UNCLEAR WHETHER HE WAIVED HIS RIGHT TO AN ATTORNEY
Pursuant to a Family Court order, a couple shared “joint legal custody” of their child and alternated weekends when it came to parental access. When the mother later asked for primary physical custody, with the father only having parental access, the dad asked for an adjournment so that he could get an attorney.
When the matter next appeared on the court's calendar, the father appeared without counsel, and the Orange County Family Court proceeded with the hearing without inquiring whether the father was waiving his right to have a lawyer present. After relief was granted in the mother’s favor, an appeal followed.

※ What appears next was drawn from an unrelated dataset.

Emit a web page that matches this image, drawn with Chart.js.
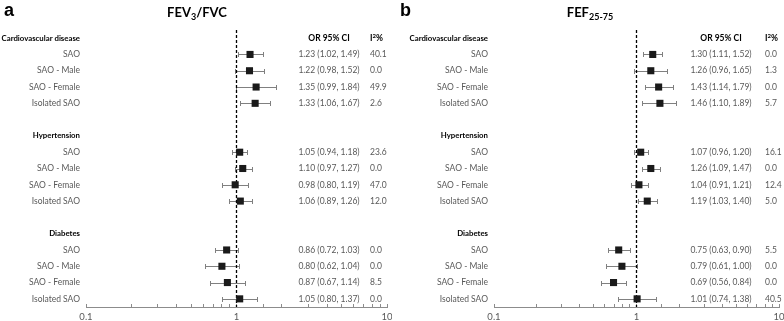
<!DOCTYPE html>
<html>
<head>
<meta charset="utf-8">
<script src="https://cdn.jsdelivr.net/npm/chart.js@4.4.0/dist/chart.umd.min.js"></script>
<style>
  body { margin: 0; background: #fff; }
  .panel { position: absolute; top: 0; width: 392px; height: 321px; }
  #panelA { left: 0; }
  #panelB { left: 392px; }
</style>
</head>
<body>
<div class="panel" id="panelA"><canvas id="chartA" width="392" height="321"></canvas></div>
<div class="panel" id="panelB"><canvas id="chartB" width="392" height="321"></canvas></div>
<script>
// rows of the forest plot, top to bottom
const rowLabels = [
  'Cardiovascular disease', 'SAO', 'SAO - Male', 'SAO - Female', 'Isolated SAO', '',
  'Hypertension', 'SAO', 'SAO - Male', 'SAO - Female', 'Isolated SAO', '',
  'Diabetes', 'SAO', 'SAO - Male', 'SAO - Female', 'Isolated SAO'
];
const headerRows = [0, 6, 12];
const dataRows = [1, 2, 3, 4, 7, 8, 9, 10, 13, 14, 15, 16];
const xTickLabels = [0.1, 1, 10];

// panel a - FEV3/FVC
const fevOR = [1.23, 1.22, 1.35, 1.33, 1.05, 1.10, 0.98, 1.06, 0.86, 0.80, 0.87, 1.05];
const fevLo = [1.02, 0.98, 0.99, 1.06, 0.94, 0.97, 0.80, 0.89, 0.72, 0.62, 0.67, 0.80];
const fevHi = [1.49, 1.52, 1.84, 1.67, 1.18, 1.27, 1.19, 1.26, 1.03, 1.04, 1.14, 1.37];
const fevI2 = ['40.1', '0.0', '49.9', '2.6', '23.6', '0.0', '47.0', '12.0', '0.0', '0.0', '8.5', '0.0'];

// panel b - FEF25-75
const fefOR = [1.30, 1.26, 1.43, 1.46, 1.07, 1.26, 1.04, 1.19, 0.75, 0.79, 0.69, 1.01];
const fefLo = [1.11, 0.96, 1.14, 1.10, 0.96, 1.09, 0.91, 1.03, 0.63, 0.61, 0.56, 0.74];
const fefHi = [1.52, 1.65, 1.79, 1.89, 1.20, 1.47, 1.21, 1.40, 0.90, 1.00, 0.84, 1.38];
const fefI2 = ['0.0', '1.3', '0.0', '5.7', '16.1', '0.0', '12.4', '5.0', '5.5', '0.0', '0.0', '40.5'];

const FONT = 'Lato, "Open Sans", sans-serif';
const GREY_TEXT = '#595959';
const WHISKER = '#808080';

const isHeader = c => !!(c.tick && headerRows.includes(c.tick.value));

// whiskers, text columns and titles
const forestExtras = {
  id: 'forestExtras',
  beforeDatasetsDraw(chart, args, o) {
    const { ctx, scales: { x, y } } = chart;
    ctx.save();
    ctx.strokeStyle = WHISKER;
    ctx.lineWidth = 1;
    o.lo.forEach((l, i) => {
      const yy = Math.round(y.getPixelForValue(dataRows[i])) + 0.5;
      const x1 = Math.round(x.getPixelForValue(l)) + 0.5;
      const x2 = Math.round(x.getPixelForValue(o.hi[i])) + 0.5;
      ctx.beginPath();
      ctx.moveTo(x1, yy); ctx.lineTo(x2, yy);
      ctx.moveTo(x1, yy - 2.5); ctx.lineTo(x1, yy + 2.5);
      ctx.moveTo(x2, yy - 2.5); ctx.lineTo(x2, yy + 2.5);
      ctx.stroke();
    });
    ctx.restore();
  },
  afterDraw(chart, args, o) {
    const { ctx, chartArea, scales: { y } } = chart;
    const orX = chartArea.right - 58;
    const i2X = chartArea.right + o.i2Offset;
    ctx.save();
    ctx.textBaseline = 'middle';

    // column headers
    const hy = y.getPixelForValue(0);
    ctx.fillStyle = '#000';
    ctx.font = 'bold 8.5px ' + FONT;
    ctx.textAlign = 'center';
    ctx.fillText('OR 95% CI', orX, hy);
    ctx.textAlign = 'left';
    ctx.fillText('I', i2X, hy);
    let w = ctx.measureText('I').width;
    ctx.font = 'bold 6px ' + FONT;
    ctx.fillText('2', i2X + w, hy - 2);
    w += ctx.measureText('2').width;
    ctx.font = 'bold 8.5px ' + FONT;
    ctx.fillText('%', i2X + w, hy);

    // values
    ctx.font = '8.5px ' + FONT;
    ctx.fillStyle = GREY_TEXT;
    o.or.forEach((v, i) => {
      const yy = y.getPixelForValue(dataRows[i]);
      ctx.textAlign = 'center';
      ctx.fillText(`${v.toFixed(2)} (${o.lo[i].toFixed(2)}, ${o.hi[i].toFixed(2)})`, orX, yy);
      ctx.textAlign = 'left';
      ctx.fillText(o.i2[i], i2X, yy);
    });

    // panel letter
    ctx.fillStyle = '#000';
    ctx.textBaseline = 'alphabetic';
    ctx.textAlign = 'left';
    ctx.font = 'bold 18px "Liberation Sans", Arial, sans-serif';
    ctx.fillText(o.letter, o.letterX, 16);

    // title with subscript
    ctx.font = 'bold 13px ' + FONT;
    const wMain = ctx.measureText(o.title[0]).width;
    const wRest = ctx.measureText(o.title[2]).width;
    ctx.font = 'bold 9px ' + FONT;
    const wSub = ctx.measureText(o.title[1]).width;
    let tx = o.titleX - (wMain + wSub + wRest) / 2;
    ctx.font = 'bold 13px ' + FONT;
    ctx.fillText(o.title[0], tx, 17);
    tx += wMain;
    ctx.font = 'bold 9px ' + FONT;
    ctx.fillText(o.title[1], tx, 20);
    tx += wSub;
    ctx.font = 'bold 13px ' + FONT;
    ctx.fillText(o.title[2], tx, 17);
    ctx.restore();
  }
};

function makeForest(canvasId, or, lo, hi, i2, yWidth, extras) {
  return new Chart(document.getElementById(canvasId), {
    type: 'scatter',
    data: {
      datasets: [
        {
          data: dataRows.map((r, i) => ({ x: or[i], y: r })),
          pointStyle: 'rect',
          pointRadius: 5,
          backgroundColor: '#1a1a1a',
          borderColor: '#1a1a1a',
          borderWidth: 0,
          order: 0
        },
        {
          // null line at OR = 1
          data: [{ x: 1, y: -0.5 }, { x: 1, y: 16.5 }],
          showLine: true,
          borderColor: '#000',
          borderWidth: 1.3,
          borderDash: [3, 2],
          pointRadius: 0,
          order: 1
        }
      ]
    },
    options: {
      responsive: false,
      animation: false,
      layout: { padding: { top: 30, right: 5, left: 0, bottom: 0 } },
      plugins: {
        legend: { display: false },
        tooltip: { enabled: false },
        forestExtras: Object.assign({ or, lo, hi, i2 }, extras)
      },
      scales: {
        x: {
          type: 'logarithmic',
          position: 'bottom',
          min: 0.1,
          max: 10,
          border: { color: '#8c8c8c', width: 1 },
          grid: { drawOnChartArea: false, drawTicks: true, tickLength: -3, color: '#8c8c8c' },
          ticks: {
            autoSkip: false,
            maxRotation: 0,
            padding: 7,
            color: GREY_TEXT,
            font: { family: FONT, size: 9.5 },
            callback: v => xTickLabels.some(t => Math.abs(t - v) < 1e-9) ? String(v) : ''
          },
          afterFit: s => { s.height = 14; s.paddingLeft = 0; s.paddingRight = 0; }
        },
        y: {
          type: 'linear',
          reverse: true,
          min: -0.5,
          max: 16.5,
          afterBuildTicks: s => { s.ticks = rowLabels.map((_, i) => ({ value: i })); },
          grid: { display: false, drawTicks: false },
          border: { display: false },
          ticks: {
            autoSkip: false,
            padding: 6,
            callback: v => rowLabels[v],
            color: c => isHeader(c) ? '#000' : GREY_TEXT,
            font: c => isHeader(c)
              ? { family: FONT, size: 7.8, weight: 'bold' }
              : { family: FONT, size: 8.5, weight: 'normal' }
          },
          afterFit: s => { s.width = yWidth; }
        }
      }
    },
    plugins: [forestExtras]
  });
}

makeForest('chartA', fevOR, fevLo, fevHi, fevI2, 86,
  { letter: 'a', letterX: 4, titleX: 197, title: ['FEV', '3', '/FVC'], i2Offset: -17 });
makeForest('chartB', fefOR, fefLo, fefHi, fefI2, 102,
  { letter: 'b', letterX: 8, titleX: 198, title: ['FEF', '25-75', ''], i2Offset: -14 });
</script>
</body>
</html>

On its review of the record, the Appellate Division, Second Department, thought it was error for the Family Court to have not asked whether the father was willing to waive his right to counsel. As the AD2 noted:
“The father, as a respondent in a proceeding pursuant to Family Court Act article 6, had the right to be represented by counsel …. A party may waive that right and proceed without counsel provided he or she makes a knowing, voluntary, and intelligent waiver of the right to counsel’ …. ‘[T]o determine whether a party has validly waived the right to counsel, a court must conduct a searching inquiry to ensure that the waiver has been made knowingly, voluntarily, and intelligently.’”
Since that inquiry was not undertaken, the AD2 reversed and sent the matter back for a new hearing on the mother’s request.
Who will take custody of that mistake?